What is expected: Can you set down, exactly as they appear below, the lines from the opening of the material through the one bearing "const evaluationWindow = [2, 5];", minus the pictures?

-- BEGIN Given material --

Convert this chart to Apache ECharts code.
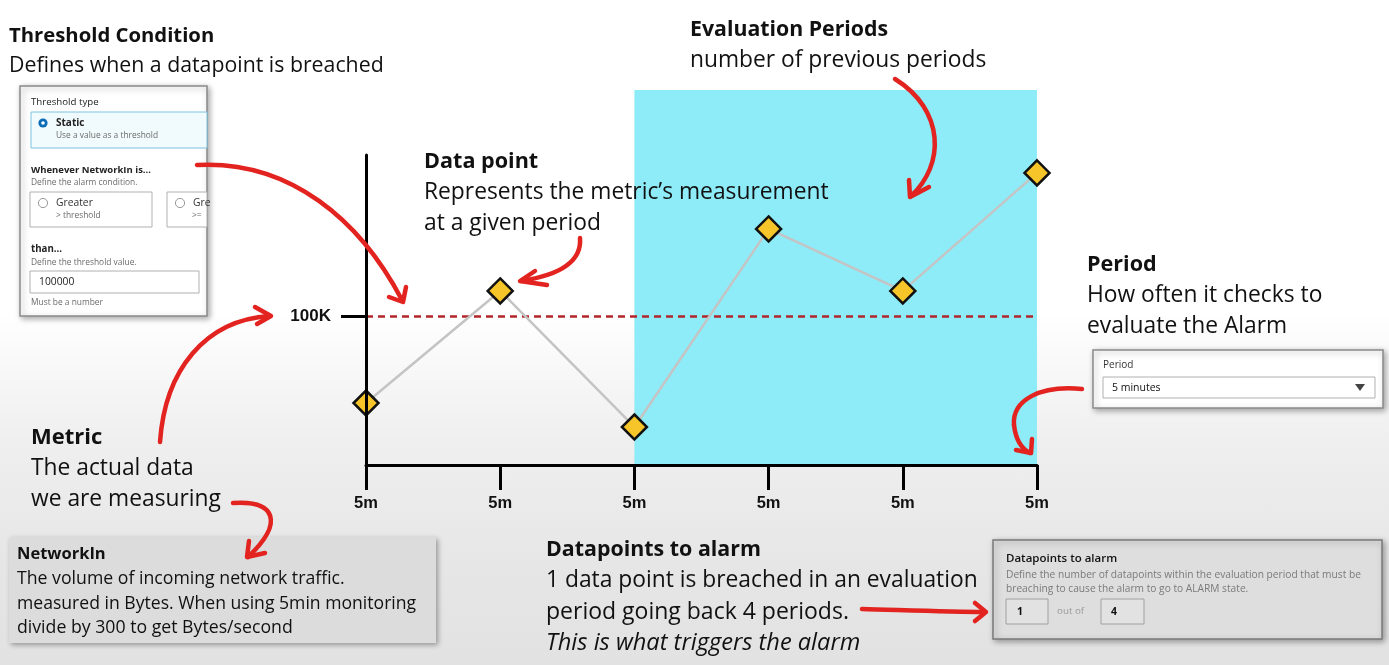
<!DOCTYPE html>
<html>
<head>
<meta charset="utf-8">
<script src="https://cdn.jsdelivr.net/npm/echarts@6/dist/echarts.min.js"></script>
<style>
html,body{margin:0;padding:0;}
#c{width:1389px;height:665px;background:linear-gradient(to bottom,#ffffff 0%,#ffffff 47%,#efefef 66%,#e6e6e6 85%,#e2e2e2 100%);}
</style>
</head>
<body>
<div id="c"></div>
<script>
// ---- data ----
const periods = ['5m', '5m', '5m', '5m', '5m', '5m'];
const networkIn = [41600, 116800, 25500, 158400, 116800, 196000];
const thresholdValue = 100000;
const thresholdLabel = '100K';
const evaluationWindow = [2, 5]; // period indices covered by the evaluation periods

// ---- styling helpers ----
const F = '"Open Sans", sans-serif';
const RED = '#e2231f';

function T(x, y, text, size, extra) {
  return {
    type: 'text', x: x, y: y, z: 60,
    style: Object.assign({
      text: text, fontSize: size, fontFamily: F, fill: '#111',
      align: 'left', verticalAlign: 'middle'
    }, extra || {})
  };
}
function R(x, y, w, h, style, z) {
  return { type: 'rect', z: z || 50, shape: { x: x, y: y, width: w, height: h }, style: style };
}
function curve(p0, p1, p2, p3) {
  return {
    type: 'bezierCurve', z: 80,
    shape: { x1: p0[0], y1: p0[1], cpx1: p1[0], cpy1: p1[1], cpx2: p2[0], cpy2: p2[1], x2: p3[0], y2: p3[1] },
    style: { stroke: RED, lineWidth: 4.5, fill: null, lineCap: 'round' }
  };
}
function head(a, tip, b) {
  return {
    type: 'polyline', z: 80,
    shape: { points: [a, tip, b] },
    style: { stroke: RED, lineWidth: 4.5, fill: null, lineCap: 'round', lineJoin: 'round' }
  };
}
const shadow = { shadowBlur: 6, shadowColor: 'rgba(0,0,0,0.35)', shadowOffsetX: 2, shadowOffsetY: 2 };
const gray = '#6b6b6b';
const B = { fontWeight: 'bold' };

const graphics = [
  // headings and explanations
  T(9, 36, 'Threshold Condition', 20.3, B),
  T(9, 66, 'Defines when a datapoint is breached', 21.3),
  T(690, 30, 'Evaluation Periods', 21.3, B),
  T(690, 61, 'number of previous periods', 22.8),
  T(424, 162, 'Data point', 21.6, B),
  T(424, 193, 'Represents the metric\u2019s measurement', 22.8),
  T(424, 224, 'at a given period', 22.8),
  T(1087, 265, 'Period', 21.6, B),
  T(1087, 296, 'How often it checks to', 22.8),
  T(1087, 327, 'evaluate the Alarm', 22.8),
  T(31, 438, 'Metric', 22, B),
  T(31, 469, 'The actual data', 22.8),
  T(31, 500, 'we are measuring', 22.8),
  T(546, 550, 'Datapoints to alarm', 21.4, B),
  T(546, 581, '1 data point is breached in an evaluation', 22.8),
  T(546, 612, 'period going back 4 periods.', 23),
  T(546, 643, 'This is what triggers the alarm', 23.6, { fontStyle: 'italic' }),

  // Threshold panel
  R(20, 86, 187, 230, Object.assign({ fill: '#ffffff', stroke: '#8a8a8a', lineWidth: 1.5 }, shadow)),
  T(31, 102, 'Threshold type', 9.7, { fill: '#222' }),
  R(31, 112, 176, 36, { fill: '#f1fafd', stroke: '#7cc3de', lineWidth: 1 }),
  { type: 'circle', z: 61, shape: { cx: 43, cy: 123, r: 4.6 }, style: { fill: '#0b6db8' } },
  { type: 'circle', z: 62, shape: { cx: 43, cy: 123, r: 1.8 }, style: { fill: '#ffffff' } },
  T(56, 123, 'Static', 10, { fontWeight: 'bold', fill: '#222' }),
  T(56, 136, 'Use a value as a threshold', 8.4, { fill: gray }),
  T(31, 170, 'Whenever NetworkIn is...', 9.5, { fontWeight: 'bold', fill: '#222' }),
  T(31, 183, 'Define the alarm condition.', 8.4, { fill: gray }),
  R(30, 192, 122, 35, { fill: '#fff', stroke: '#b0b0b0', lineWidth: 1 }),
  { type: 'circle', z: 61, shape: { cx: 43, cy: 203, r: 4.6 }, style: { fill: '#fff', stroke: '#999', lineWidth: 1 } },
  T(56, 203, 'Greater', 10.3, { fill: '#333' }),
  T(56, 216, '> threshold', 8.4, { fill: gray }),
  R(167, 192, 40, 35, { fill: '#fff', stroke: '#b0b0b0', lineWidth: 1 }),
  { type: 'circle', z: 61, shape: { cx: 180, cy: 203, r: 4.6 }, style: { fill: '#fff', stroke: '#999', lineWidth: 1 } },
  T(193, 203, 'Gre', 10.3, { fill: '#333' }),
  T(192, 216, '>=', 8.4, { fill: gray }),
  T(31, 249, 'than...', 9.7, { fontWeight: 'bold', fill: '#222' }),
  T(31, 263, 'Define the threshold value.', 8.4, { fill: gray }),
  R(30, 271, 169, 22, { fill: '#fff', stroke: '#b0b0b0', lineWidth: 1 }),
  T(39, 282, '100000', 10.3, { fill: '#222' }),
  T(31, 303, 'Must be a number', 8.4, { fill: gray }),

  // Period panel
  R(1093, 350, 290, 58, Object.assign({ fill: '#ffffff', stroke: '#8a8a8a', lineWidth: 1.5 }, shadow)),
  T(1103, 365, 'Period', 10, { fill: '#333' }),
  R(1103, 377, 272, 21, { fill: '#fff', stroke: '#b0b0b0', lineWidth: 1 }),
  T(1112, 388, '5 minutes', 10.5, { fill: '#111' }),
  { type: 'polygon', z: 61, shape: { points: [[1355, 384], [1365, 384], [1360, 391]] }, style: { fill: '#444' } },

  // NetworkIn box
  R(9, 537, 427, 106, { fill: '#dcdcdc', shadowBlur: 5, shadowColor: 'rgba(0,0,0,0.35)', shadowOffsetX: 2, shadowOffsetY: 2 }),
  T(17, 554, 'NetworkIn', 16.5, B),
  T(17, 579, 'The volume of incoming network traffic.', 17.7),
  T(17, 604, 'measured in Bytes. When using 5min monitoring', 17.6),
  T(17, 628, 'divide by 300 to get Bytes/second', 17.7),

  // Datapoints to alarm panel
  R(993, 540, 389, 99, Object.assign({ fill: '#dedede', stroke: '#7a7a7a', lineWidth: 1.5 }, shadow)),
  T(1006, 559, 'Datapoints to alarm', 11.5, { fill: '#111', fontWeight: 600 }),
  T(1006, 575, 'Define the number of datapoints within the evaluation period that must be', 10.2, { fill: '#7a7a7a' }),
  T(1006, 589, 'breaching to cause the alarm to go to ALARM state.', 10.2, { fill: '#7a7a7a' }),
  R(1006, 599, 42, 25, { fill: '#e2e2e2', stroke: '#a0a0a0', lineWidth: 1 }),
  T(1017, 612, '1', 10.5, { fill: '#111', fontWeight: 'bold' }),
  T(1057, 611, 'out of', 9.8, { fill: '#9a9a9a' }),
  R(1101, 599, 43, 25, { fill: '#e2e2e2', stroke: '#a0a0a0', lineWidth: 1 }),
  T(1111, 612, '4', 10.5, { fill: '#111', fontWeight: 'bold' }),

  // red arrows
  curve([197, 165], [290, 160], [360, 220], [402, 300]),
  head([406, 287], [403, 302], [389, 297]),
  curve([160, 442], [165, 370], [205, 320], [270, 316]),
  head([255, 307], [271, 316], [257, 324]),
  curve([580, 238], [582, 262], [560, 275], [521, 281]),
  head([535, 271], [520, 281], [547, 285]),
  curve([895, 79], [945, 110], [945, 165], [911, 196]),
  head([909, 180], [910, 197], [929, 187]),
  curve([1082, 389], [1040, 385], [1012, 400], [1014, 425]),
  curve([1014, 425], [1016, 442], [1022, 449], [1030, 453]),
  head([1016, 450], [1031, 453], [1032, 439]),
  curve([233, 503], [275, 500], [285, 522], [248, 557]),
  head([249, 541], [247, 557], [265, 553]),
  curve([862, 609], [900, 610], [950, 612], [985, 612]),
  head([975, 603], [986, 612], [975, 621])
];

const axisFont = '"Liberation Sans", Arial, sans-serif';
const chart = echarts.init(document.getElementById('c'), null, { renderer: 'canvas' });
chart.setOption({
  animation: false,
  backgroundColor: 'transparent',
  grid: [
    { left: 366, right: 352, top: 90, bottom: 200 },
    { left: 366, right: 352, top: 155, bottom: 200 }
  ],
  xAxis: [
    { gridIndex: 0, type: 'category', data: periods, boundaryGap: false, show: false },
    {
      gridIndex: 1, type: 'category', data: periods, boundaryGap: false, z: 10,
      axisLine: { lineStyle: { color: '#000', width: 3 } },
      axisTick: { show: true, length: 25, lineStyle: { color: '#000', width: 3 } },
      axisLabel: { margin: 30, color: '#111', fontSize: 16.5, fontWeight: 'bold', fontFamily: axisFont, interval: 0 },
      splitLine: { show: false }
    }
  ],
  yAxis: [
    { gridIndex: 0, type: 'value', min: 0, max: 252000, show: false },
    {
      gridIndex: 1, type: 'value', min: 0, max: 208000, z: 10,
      axisLine: { show: true, lineStyle: { color: '#000', width: 3 } },
      axisTick: { show: true, length: 25, customValues: [thresholdValue], lineStyle: { color: '#000', width: 3 } },
      axisLabel: {
        customValues: [thresholdValue], margin: 35, color: '#111', fontSize: 17, fontWeight: 'bold',
        fontFamily: axisFont,
        formatter: function (v) { return v === thresholdValue ? thresholdLabel : ''; }
      },
      splitLine: { show: false }
    }
  ],
  series: [
    {
      type: 'line', xAxisIndex: 0, yAxisIndex: 0, data: [], z: 1, silent: true,
      markArea: {
        silent: true,
        itemStyle: { color: '#8eebf8' },
        data: [[{ xAxis: evaluationWindow[0], yAxis: 0 }, { xAxis: evaluationWindow[1], yAxis: 252000 }]]
      }
    },
    {
      type: 'line', xAxisIndex: 1, yAxisIndex: 1, data: networkIn, z: 5,
      lineStyle: { color: '#c4c4c4', width: 2.5 },
      symbol: 'diamond', symbolSize: 25,
      itemStyle: { color: '#f5c52a', borderColor: '#111', borderWidth: 2.5 },
      markLine: {
        silent: true, symbol: 'none',
        label: { show: false },
        lineStyle: { color: '#b0262b', width: 2.5, type: [7, 5] },
        data: [{ yAxis: thresholdValue }]
      }
    }
  ],
  graphic: graphics
});
</script>
</body>
</html>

-- END Given material --

Exercise solution:
Convert this chart to Apache ECharts code.
<!DOCTYPE html>
<html>
<head>
<meta charset="utf-8">
<script src="https://cdn.jsdelivr.net/npm/echarts@6/dist/echarts.min.js"></script>
<style>
html,body{margin:0;padding:0;}
#c{width:1389px;height:665px;background:linear-gradient(to bottom,#ffffff 0%,#ffffff 47%,#efefef 66%,#e6e6e6 85%,#e2e2e2 100%);}
</style>
</head>
<body>
<div id="c"></div>
<script>
// ---- data ----
const periods = ['5m', '5m', '5m', '5m', '5m', '5m'];
const networkIn = [41600, 116800, 25500, 158400, 116800, 196000];
const thresholdValue = 100000;
const thresholdLabel = '100K';
const evaluationWindow = [2, 5]; // period indices covered by the evaluation periods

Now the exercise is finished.